* **Stated exercise**
Quote every line as written. Omit pictures.

* **Information provided**
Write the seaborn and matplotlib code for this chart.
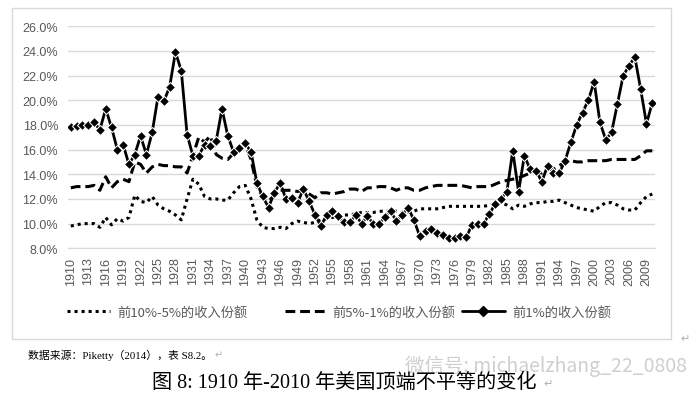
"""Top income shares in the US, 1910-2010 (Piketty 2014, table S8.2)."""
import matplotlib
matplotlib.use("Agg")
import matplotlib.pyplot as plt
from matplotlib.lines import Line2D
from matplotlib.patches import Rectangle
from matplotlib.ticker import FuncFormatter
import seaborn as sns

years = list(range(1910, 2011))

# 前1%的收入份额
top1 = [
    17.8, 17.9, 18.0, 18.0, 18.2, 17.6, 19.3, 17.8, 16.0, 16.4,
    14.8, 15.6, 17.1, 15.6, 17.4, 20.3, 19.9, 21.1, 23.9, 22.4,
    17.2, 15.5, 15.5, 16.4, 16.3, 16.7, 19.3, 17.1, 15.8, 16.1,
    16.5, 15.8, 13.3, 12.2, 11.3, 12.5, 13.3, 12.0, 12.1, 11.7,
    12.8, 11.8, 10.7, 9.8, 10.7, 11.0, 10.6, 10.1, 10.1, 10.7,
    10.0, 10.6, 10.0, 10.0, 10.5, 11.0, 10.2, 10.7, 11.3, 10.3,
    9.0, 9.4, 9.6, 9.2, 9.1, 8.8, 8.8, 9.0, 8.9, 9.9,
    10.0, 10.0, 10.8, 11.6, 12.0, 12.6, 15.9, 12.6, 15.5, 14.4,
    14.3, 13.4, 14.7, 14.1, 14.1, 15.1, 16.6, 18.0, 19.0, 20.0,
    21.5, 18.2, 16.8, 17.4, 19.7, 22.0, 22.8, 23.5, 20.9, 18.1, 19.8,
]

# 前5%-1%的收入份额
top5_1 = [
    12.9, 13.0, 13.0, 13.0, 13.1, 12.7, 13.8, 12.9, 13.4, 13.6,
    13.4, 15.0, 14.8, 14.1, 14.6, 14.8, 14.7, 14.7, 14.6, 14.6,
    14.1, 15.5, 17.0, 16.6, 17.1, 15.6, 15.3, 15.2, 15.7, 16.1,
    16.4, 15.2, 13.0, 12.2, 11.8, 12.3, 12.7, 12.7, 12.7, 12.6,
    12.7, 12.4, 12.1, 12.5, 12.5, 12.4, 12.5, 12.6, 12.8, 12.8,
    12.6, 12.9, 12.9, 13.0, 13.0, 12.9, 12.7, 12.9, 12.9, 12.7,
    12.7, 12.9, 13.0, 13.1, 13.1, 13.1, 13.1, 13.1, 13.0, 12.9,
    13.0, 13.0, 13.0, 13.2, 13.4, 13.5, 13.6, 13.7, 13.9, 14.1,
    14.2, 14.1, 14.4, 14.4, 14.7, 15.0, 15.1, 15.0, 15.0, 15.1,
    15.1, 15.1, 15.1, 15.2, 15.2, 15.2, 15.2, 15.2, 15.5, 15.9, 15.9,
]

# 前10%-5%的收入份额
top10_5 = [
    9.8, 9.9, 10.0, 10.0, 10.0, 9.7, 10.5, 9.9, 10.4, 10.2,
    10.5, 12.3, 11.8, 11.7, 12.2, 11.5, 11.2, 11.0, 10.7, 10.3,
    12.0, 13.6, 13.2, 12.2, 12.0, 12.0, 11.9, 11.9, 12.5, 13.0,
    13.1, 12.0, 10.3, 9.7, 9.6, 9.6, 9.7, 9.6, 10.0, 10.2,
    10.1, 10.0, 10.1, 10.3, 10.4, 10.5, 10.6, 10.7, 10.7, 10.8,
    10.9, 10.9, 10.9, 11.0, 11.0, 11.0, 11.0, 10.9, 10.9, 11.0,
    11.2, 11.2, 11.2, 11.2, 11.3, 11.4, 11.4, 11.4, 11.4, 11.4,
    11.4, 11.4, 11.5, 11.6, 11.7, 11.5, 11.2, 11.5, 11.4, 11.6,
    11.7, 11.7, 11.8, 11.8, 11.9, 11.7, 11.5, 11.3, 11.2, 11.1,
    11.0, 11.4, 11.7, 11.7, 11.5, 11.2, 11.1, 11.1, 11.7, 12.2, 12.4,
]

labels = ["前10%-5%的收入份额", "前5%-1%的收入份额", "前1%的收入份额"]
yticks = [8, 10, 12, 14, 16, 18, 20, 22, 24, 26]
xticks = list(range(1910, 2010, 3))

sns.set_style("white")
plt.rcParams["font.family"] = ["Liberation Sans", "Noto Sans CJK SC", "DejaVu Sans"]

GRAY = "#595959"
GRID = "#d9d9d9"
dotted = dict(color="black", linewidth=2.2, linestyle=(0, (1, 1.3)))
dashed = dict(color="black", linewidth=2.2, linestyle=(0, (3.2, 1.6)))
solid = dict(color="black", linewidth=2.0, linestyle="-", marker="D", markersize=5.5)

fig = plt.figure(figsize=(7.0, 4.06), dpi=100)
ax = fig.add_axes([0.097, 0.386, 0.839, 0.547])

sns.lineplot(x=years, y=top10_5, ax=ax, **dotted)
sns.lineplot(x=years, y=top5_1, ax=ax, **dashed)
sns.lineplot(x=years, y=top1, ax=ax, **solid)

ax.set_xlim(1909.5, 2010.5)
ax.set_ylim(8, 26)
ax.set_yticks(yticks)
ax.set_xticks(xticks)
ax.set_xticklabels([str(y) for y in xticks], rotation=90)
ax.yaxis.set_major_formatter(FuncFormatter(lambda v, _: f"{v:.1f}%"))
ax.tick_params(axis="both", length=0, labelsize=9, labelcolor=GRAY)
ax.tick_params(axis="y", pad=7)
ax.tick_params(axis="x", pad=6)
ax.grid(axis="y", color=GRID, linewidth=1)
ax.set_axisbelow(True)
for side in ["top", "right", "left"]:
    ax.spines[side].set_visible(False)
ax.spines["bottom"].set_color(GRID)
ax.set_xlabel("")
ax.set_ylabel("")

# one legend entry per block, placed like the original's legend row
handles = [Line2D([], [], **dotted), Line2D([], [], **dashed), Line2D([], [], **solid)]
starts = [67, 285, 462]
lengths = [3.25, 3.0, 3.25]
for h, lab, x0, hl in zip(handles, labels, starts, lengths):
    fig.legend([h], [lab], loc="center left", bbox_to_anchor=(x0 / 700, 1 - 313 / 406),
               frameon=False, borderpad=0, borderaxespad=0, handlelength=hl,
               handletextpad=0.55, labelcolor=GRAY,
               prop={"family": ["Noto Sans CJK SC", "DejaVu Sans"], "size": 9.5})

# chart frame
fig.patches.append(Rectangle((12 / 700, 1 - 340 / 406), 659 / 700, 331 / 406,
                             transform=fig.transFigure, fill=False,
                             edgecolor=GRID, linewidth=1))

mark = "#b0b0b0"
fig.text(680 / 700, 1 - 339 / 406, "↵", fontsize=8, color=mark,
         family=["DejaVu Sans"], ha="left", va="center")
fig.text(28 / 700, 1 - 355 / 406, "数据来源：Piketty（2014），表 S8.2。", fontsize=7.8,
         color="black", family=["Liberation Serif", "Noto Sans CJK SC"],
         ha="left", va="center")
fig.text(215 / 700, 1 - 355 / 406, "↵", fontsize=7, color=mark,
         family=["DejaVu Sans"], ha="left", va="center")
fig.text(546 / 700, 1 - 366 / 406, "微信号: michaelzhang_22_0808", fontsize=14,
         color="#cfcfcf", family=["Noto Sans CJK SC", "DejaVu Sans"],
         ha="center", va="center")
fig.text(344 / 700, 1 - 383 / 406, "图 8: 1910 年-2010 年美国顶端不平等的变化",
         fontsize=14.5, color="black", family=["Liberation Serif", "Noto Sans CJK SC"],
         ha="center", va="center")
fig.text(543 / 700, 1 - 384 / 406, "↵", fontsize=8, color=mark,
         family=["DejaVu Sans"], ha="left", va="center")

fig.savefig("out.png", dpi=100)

* **Solution**
Write the seaborn and matplotlib code for this chart.
"""Top income shares in the US, 1910-2010 (Piketty 2014, table S8.2)."""
import matplotlib
matplotlib.use("Agg")
import matplotlib.pyplot as plt
from matplotlib.lines import Line2D
from matplotlib.patches import Rectangle
from matplotlib.ticker import FuncFormatter
import seaborn as sns

years = list(range(1910, 2011))

# 前1%的收入份额
top1 = [
    17.8, 17.9, 18.0, 18.0, 18.2, 17.6, 19.3, 17.8, 16.0, 16.4,
    14.8, 15.6, 17.1, 15.6, 17.4, 20.3, 19.9, 21.1, 23.9, 22.4,
    17.2, 15.5, 15.5, 16.4, 16.3, 16.7, 19.3, 17.1, 15.8, 16.1,
    16.5, 15.8, 13.3, 12.2, 11.3, 12.5, 13.3, 12.0, 12.1, 11.7,
    12.8, 11.8, 10.7, 9.8, 10.7, 11.0, 10.6, 10.1, 10.1, 10.7,
    10.0, 10.6, 10.0, 10.0, 10.5, 11.0, 10.2, 10.7, 11.3, 10.3,
    9.0, 9.4, 9.6, 9.2, 9.1, 8.8, 8.8, 9.0, 8.9, 9.9,
    10.0, 10.0, 10.8, 11.6, 12.0, 12.6, 15.9, 12.6, 15.5, 14.4,
    14.3, 13.4, 14.7, 14.1, 14.1, 15.1, 16.6, 18.0, 19.0, 20.0,
    21.5, 18.2, 16.8, 17.4, 19.7, 22.0, 22.8, 23.5, 20.9, 18.1, 19.8,
]

# 前5%-1%的收入份额
top5_1 = [
    12.9, 13.0, 13.0, 13.0, 13.1, 12.7, 13.8, 12.9, 13.4, 13.6,
    13.4, 15.0, 14.8, 14.1, 14.6, 14.8, 14.7, 14.7, 14.6, 14.6,
    14.1, 15.5, 17.0, 16.6, 17.1, 15.6, 15.3, 15.2, 15.7, 16.1,
    16.4, 15.2, 13.0, 12.2, 11.8, 12.3, 12.7, 12.7, 12.7, 12.6,
    12.7, 12.4, 12.1, 12.5, 12.5, 12.4, 12.5, 12.6, 12.8, 12.8,
    12.6, 12.9, 12.9, 13.0, 13.0, 12.9, 12.7, 12.9, 12.9, 12.7,
    12.7, 12.9, 13.0, 13.1, 13.1, 13.1, 13.1, 13.1, 13.0, 12.9,
    13.0, 13.0, 13.0, 13.2, 13.4, 13.5, 13.6, 13.7, 13.9, 14.1,
    14.2, 14.1, 14.4, 14.4, 14.7, 15.0, 15.1, 15.0, 15.0, 15.1,
    15.1, 15.1, 15.1, 15.2, 15.2, 15.2, 15.2, 15.2, 15.5, 15.9, 15.9,
]

# 前10%-5%的收入份额
top10_5 = [
    9.8, 9.9, 10.0, 10.0, 10.0, 9.7, 10.5, 9.9, 10.4, 10.2,
    10.5, 12.3, 11.8, 11.7, 12.2, 11.5, 11.2, 11.0, 10.7, 10.3,
    12.0, 13.6, 13.2, 12.2, 12.0, 12.0, 11.9, 11.9, 12.5, 13.0,
    13.1, 12.0, 10.3, 9.7, 9.6, 9.6, 9.7, 9.6, 10.0, 10.2,
    10.1, 10.0, 10.1, 10.3, 10.4, 10.5, 10.6, 10.7, 10.7, 10.8,
    10.9, 10.9, 10.9, 11.0, 11.0, 11.0, 11.0, 10.9, 10.9, 11.0,
    11.2, 11.2, 11.2, 11.2, 11.3, 11.4, 11.4, 11.4, 11.4, 11.4,
    11.4, 11.4, 11.5, 11.6, 11.7, 11.5, 11.2, 11.5, 11.4, 11.6,
    11.7, 11.7, 11.8, 11.8, 11.9, 11.7, 11.5, 11.3, 11.2, 11.1,
    11.0, 11.4, 11.7, 11.7, 11.5, 11.2, 11.1, 11.1, 11.7, 12.2, 12.4,
]

labels = ["前10%-5%的收入份额", "前5%-1%的收入份额", "前1%的收入份额"]
yticks = [8, 10, 12, 14, 16, 18, 20, 22, 24, 26]
xticks = list(range(1910, 2010, 3))

sns.set_style("white")
plt.rcParams["font.family"] = ["Liberation Sans", "Noto Sans CJK SC", "DejaVu Sans"]

GRAY = "#595959"
GRID = "#d9d9d9"
dotted = dict(color="black", linewidth=2.2, linestyle=(0, (1, 1.3)))
dashed = dict(color="black", linewidth=2.2, linestyle=(0, (3.2, 1.6)))
solid = dict(color="black", linewidth=2.0, linestyle="-", marker="D", markersize=5.5)

fig = plt.figure(figsize=(7.0, 4.06), dpi=100)
ax = fig.add_axes([0.097, 0.386, 0.839, 0.547])

sns.lineplot(x=years, y=top10_5, ax=ax, **dotted)
sns.lineplot(x=years, y=top5_1, ax=ax, **dashed)
sns.lineplot(x=years, y=top1, ax=ax, **solid)

ax.set_xlim(1909.5, 2010.5)
ax.set_ylim(8, 26)
ax.set_yticks(yticks)
ax.set_xticks(xticks)
ax.set_xticklabels([str(y) for y in xticks], rotation=90)
ax.yaxis.set_major_formatter(FuncFormatter(lambda v, _: f"{v:.1f}%"))
ax.tick_params(axis="both", length=0, labelsize=9, labelcolor=GRAY)
ax.tick_params(axis="y", pad=7)
ax.tick_params(axis="x", pad=6)
ax.grid(axis="y", color=GRID, linewidth=1)
ax.set_axisbelow(True)
for side in ["top", "right", "left"]:
    ax.spines[side].set_visible(False)
ax.spines["bottom"].set_color(GRID)
ax.set_xlabel("")
ax.set_ylabel("")

# one legend entry per block, placed like the original's legend row
handles = [Line2D([], [], **dotted), Line2D([], [], **dashed), Line2D([], [], **solid)]
starts = [67, 285, 462]
lengths = [3.25, 3.0, 3.25]
for h, lab, x0, hl in zip(handles, labels, starts, lengths):
    fig.legend([h], [lab], loc="center left", bbox_to_anchor=(x0 / 700, 1 - 313 / 406),
               frameon=False, borderpad=0, borderaxespad=0, handlelength=hl,
               handletextpad=0.55, labelcolor=GRAY,
               prop={"family": ["Noto Sans CJK SC", "DejaVu Sans"], "size": 9.5})

# chart frame
fig.patches.append(Rectangle((12 / 700, 1 - 340 / 406), 659 / 700, 331 / 406,
                             transform=fig.transFigure, fill=False,
                             edgecolor=GRID, linewidth=1))

mark = "#b0b0b0"
fig.text(680 / 700, 1 - 339 / 406, "↵", fontsize=8, color=mark,
         family=["DejaVu Sans"], ha="left", va="center")
fig.text(28 / 700, 1 - 355 / 406, "数据来源：Piketty（2014），表 S8.2。", fontsize=7.8,
         color="black", family=["Liberation Serif", "Noto Sans CJK SC"],
         ha="left", va="center")
fig.text(215 / 700, 1 - 355 / 406, "↵", fontsize=7, color=mark,
         family=["DejaVu Sans"], ha="left", va="center")
fig.text(546 / 700, 1 - 366 / 406, "微信号: michaelzhang_22_0808", fontsize=14,
         color="#cfcfcf", family=["Noto Sans CJK SC", "DejaVu Sans"],
         ha="center", va="center")
fig.text(344 / 700, 1 - 383 / 406, "图 8: 1910 年-2010 年美国顶端不平等的变化",
         fontsize=14.5, color="black", family=["Liberation Serif", "Noto Sans CJK SC"],
         ha="center", va="center")
fig.text(543 / 700, 1 - 384 / 406, "↵", fontsize=8, color=mark,
         family=["DejaVu Sans"], ha="left", va="center")

fig.savefig("out.png", dpi=100)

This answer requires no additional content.